Exercise task
Reproduce the listing exactly and skip over any pictures.
* * * * * * *
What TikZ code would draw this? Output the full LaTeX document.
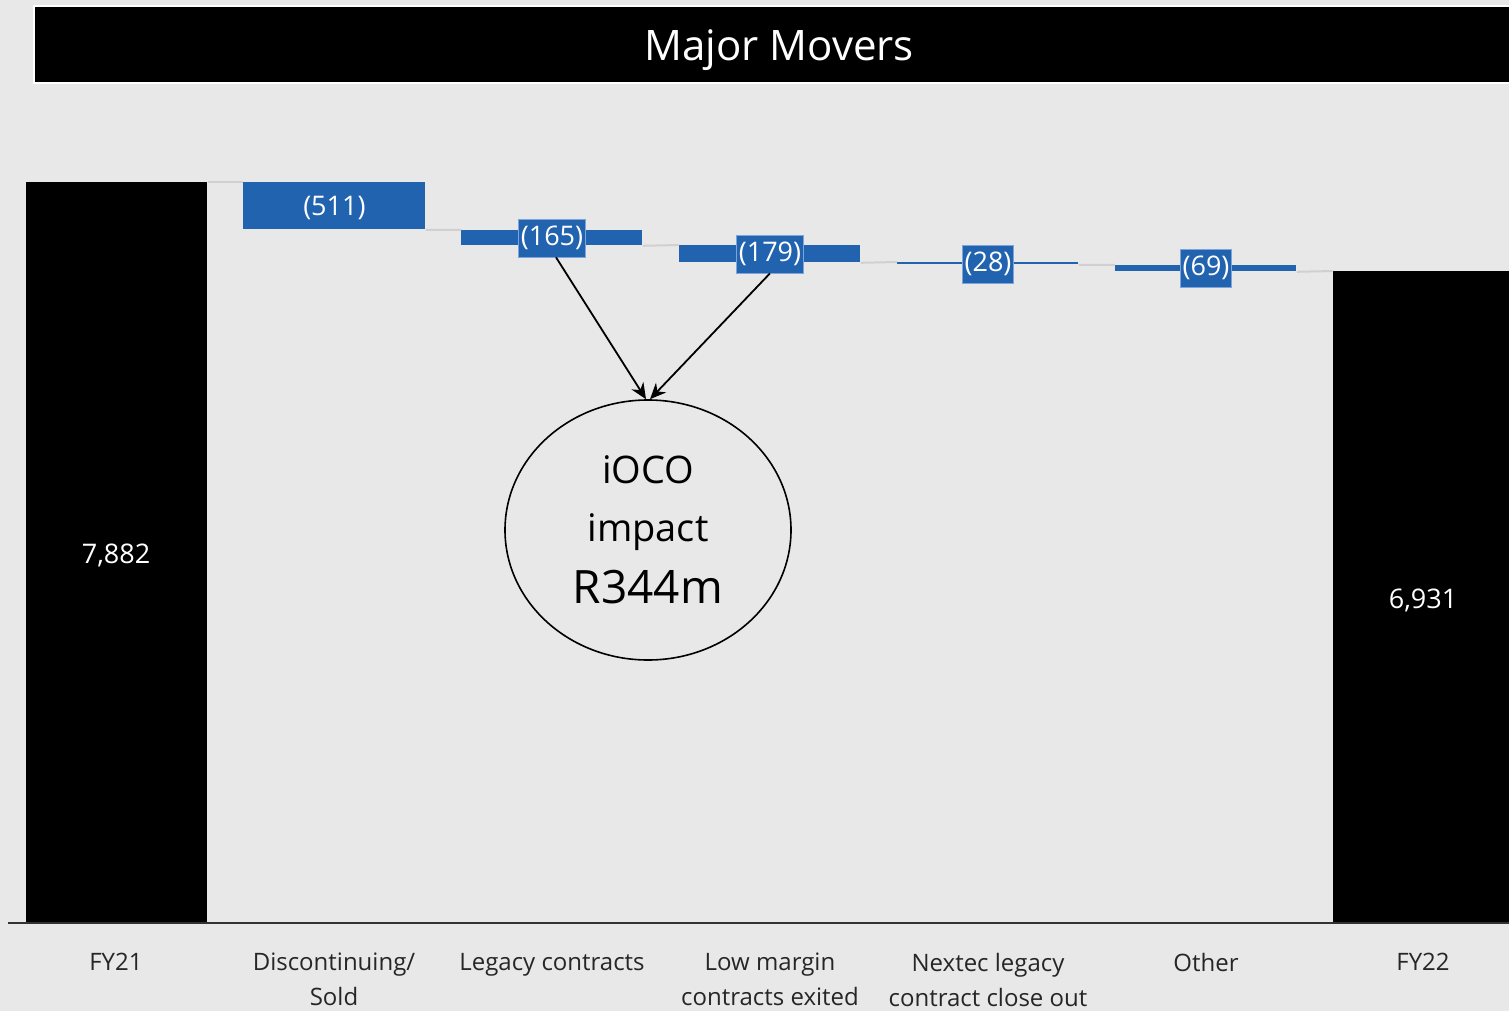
\documentclass[tikz,border=0pt]{standalone}
\usepackage{fontspec}
\setmainfont{Open Sans}
\usetikzlibrary{arrows.meta, shapes.geometric, positioning}
\definecolor{barblue}{RGB}{33,99,175}
\definecolor{tagedge}{RGB}{125,165,220}
\definecolor{panelgray}{RGB}{232,232,232}
\definecolor{linkgray}{RGB}{208,208,208}
\definecolor{axisgray}{RGB}{50,50,50}

\begin{document}
\begin{tikzpicture}[
    x=0.5pt, y=-0.5pt,
    totalbar/.style={rectangle, fill=black, inner sep=0pt, anchor=north west, minimum width=90.5pt},
    movebar/.style={rectangle, fill=barblue, inner sep=0pt, anchor=north west, minimum width=90.5pt},
    valtag/.style={rectangle, fill=barblue, draw=tagedge, line width=0.4pt, text=white, font=\fontsize{13.5}{15}\selectfont, inner xsep=1pt, inner ysep=3.5pt},
    catlabel/.style={align=center, anchor=north, font=\fontsize{12}{17.5}\selectfont, text=black!85},
    link/.style={draw=linkgray, line width=1pt},
    arrow/.style={-{Stealth[length=8pt, width=7pt]}, line width=0.9pt}
]
% panel and title
\fill[panelgray] (0,0) rectangle (1509,1011);
\useasboundingbox (0,0) rectangle (1509,1011);
\fill[white] (33,5) rectangle (1509,84);
\fill[black] (35,7) rectangle (1509,82);
\node[text=white, font=\fontsize{21}{26}\selectfont, anchor=base] (title) at (779,61) {Major Movers};

% bars
\node[totalbar, minimum height=370.5pt] (fy21) at (26,182) {};
\node[movebar, minimum height=23.5pt, minimum width=91pt] (disc) at (243,182) {};
\node[movebar, minimum height=7.5pt] (legacy) at (461,230) {};
\node[movebar, minimum height=8.5pt] (lowm) at (679,245) {};
\node[movebar, minimum height=1pt] (nextec) at (897,262) {};
\node[movebar, minimum height=3pt] (other) at (1115,265) {};
\node[totalbar, minimum height=326pt, minimum width=88pt] (fy22) at (1333,271) {};

% links between bars
\draw[link] (fy21.north east) -- (disc.north west);
\draw[link] (disc.south east) -- (legacy.north west);
\draw[link] (legacy.south east) -- (lowm.north west);
\draw[link] (lowm.south east) -- (nextec.north west);
\draw[link] (nextec.south east) -- (other.north west);
\draw[link] (other.south east) -- (fy22.north west);

% axis
\draw[axisgray, line width=1pt] (8,923) -- (1509,923);

% values
\node[text=white, font=\fontsize{13.5}{15}\selectfont] (v7882) at (116,555) {7,882};
\node[text=white, font=\fontsize{13.5}{15}\selectfont] (v6931) at (1423,600) {6,931};
\node[text=white, font=\fontsize{13.5}{15}\selectfont] (v511) at ([yshift=-1pt]disc.center) {(511)};
\node[valtag] (v165) at (552,238) {(165)};
\node[valtag] (v179) at (770,254) {(179)};
\node[valtag] (v28) at (988,264) {(28)};
\node[valtag] (v69) at (1206,268) {(69)};

% categories
\foreach \x/\txt [count=\i] in {116/FY21, 334/Discontinuing\slash\\Sold, 552/Legacy contracts,
    770/Low margin\\contracts exited, 988/Nextec legacy\\contract close out, 1206/Other, 1423/FY22} {
    \node[catlabel] (cat\i) at (\x,946) {\txt};
}

% iOCO impact
\node[ellipse, draw=black, line width=0.8pt, minimum width=143pt, minimum height=130pt, align=center,
      font=\fontsize{19}{29}\selectfont, inner sep=0pt] (ioco) at (648,530)
      {iOCO\\impact\\[2pt]{\fontsize{23}{29}\selectfont R344m}};
\draw[arrow] ([xshift=2pt]v165.south) -- ([xshift=-1pt]ioco.north);
\draw[arrow] (v179.south) -- ([xshift=1pt]ioco.north);
\end{tikzpicture}
\end{document}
* * * * * * *
Final answer
What TikZ code would draw this? Output the full LaTeX document.
\documentclass[tikz,border=0pt]{standalone}
\usepackage{fontspec}
\setmainfont{Open Sans}
\usetikzlibrary{arrows.meta, shapes.geometric, positioning}
\definecolor{barblue}{RGB}{33,99,175}
\definecolor{tagedge}{RGB}{125,165,220}
\definecolor{panelgray}{RGB}{232,232,232}
\definecolor{linkgray}{RGB}{208,208,208}
\definecolor{axisgray}{RGB}{50,50,50}

\begin{document}
\begin{tikzpicture}[
    x=0.5pt, y=-0.5pt,
    totalbar/.style={rectangle, fill=black, inner sep=0pt, anchor=north west, minimum width=90.5pt},
    movebar/.style={rectangle, fill=barblue, inner sep=0pt, anchor=north west, minimum width=90.5pt},
    valtag/.style={rectangle, fill=barblue, draw=tagedge, line width=0.4pt, text=white, font=\fontsize{13.5}{15}\selectfont, inner xsep=1pt, inner ysep=3.5pt},
    catlabel/.style={align=center, anchor=north, font=\fontsize{12}{17.5}\selectfont, text=black!85},
    link/.style={draw=linkgray, line width=1pt},
    arrow/.style={-{Stealth[length=8pt, width=7pt]}, line width=0.9pt}
]
% panel and title
\fill[panelgray] (0,0) rectangle (1509,1011);
\useasboundingbox (0,0) rectangle (1509,1011);
\fill[white] (33,5) rectangle (1509,84);
\fill[black] (35,7) rectangle (1509,82);
\node[text=white, font=\fontsize{21}{26}\selectfont, anchor=base] (title) at (779,61) {Major Movers};

% bars
\node[totalbar, minimum height=370.5pt] (fy21) at (26,182) {};
\node[movebar, minimum height=23.5pt, minimum width=91pt] (disc) at (243,182) {};
\node[movebar, minimum height=7.5pt] (legacy) at (461,230) {};
\node[movebar, minimum height=8.5pt] (lowm) at (679,245) {};
\node[movebar, minimum height=1pt] (nextec) at (897,262) {};
\node[movebar, minimum height=3pt] (other) at (1115,265) {};
\node[totalbar, minimum height=326pt, minimum width=88pt] (fy22) at (1333,271) {};

% links between bars
\draw[link] (fy21.north east) -- (disc.north west);
\draw[link] (disc.south east) -- (legacy.north west);
\draw[link] (legacy.south east) -- (lowm.north west);
\draw[link] (lowm.south east) -- (nextec.north west);
\draw[link] (nextec.south east) -- (other.north west);
\draw[link] (other.south east) -- (fy22.north west);

% axis
\draw[axisgray, line width=1pt] (8,923) -- (1509,923);

% values
\node[text=white, font=\fontsize{13.5}{15}\selectfont] (v7882) at (116,555) {7,882};
\node[text=white, font=\fontsize{13.5}{15}\selectfont] (v6931) at (1423,600) {6,931};
\node[text=white, font=\fontsize{13.5}{15}\selectfont] (v511) at ([yshift=-1pt]disc.center) {(511)};
\node[valtag] (v165) at (552,238) {(165)};
\node[valtag] (v179) at (770,254) {(179)};
\node[valtag] (v28) at (988,264) {(28)};
\node[valtag] (v69) at (1206,268) {(69)};

% categories
\foreach \x/\txt [count=\i] in {116/FY21, 334/Discontinuing\slash\\Sold, 552/Legacy contracts,
    770/Low margin\\contracts exited, 988/Nextec legacy\\contract close out, 1206/Other, 1423/FY22} {
    \node[catlabel] (cat\i) at (\x,946) {\txt};
}

% iOCO impact
\node[ellipse, draw=black, line width=0.8pt, minimum width=143pt, minimum height=130pt, align=center,
      font=\fontsize{19}{29}\selectfont, inner sep=0pt] (ioco) at (648,530)
      {iOCO\\impact\\[2pt]{\fontsize{23}{29}\selectfont R344m}};
\draw[arrow] ([xshift=2pt]v165.south) -- ([xshift=-1pt]ioco.north);
\draw[arrow] (v179.south) -- ([xshift=1pt]ioco.north);
\end{tikzpicture}
\end{document}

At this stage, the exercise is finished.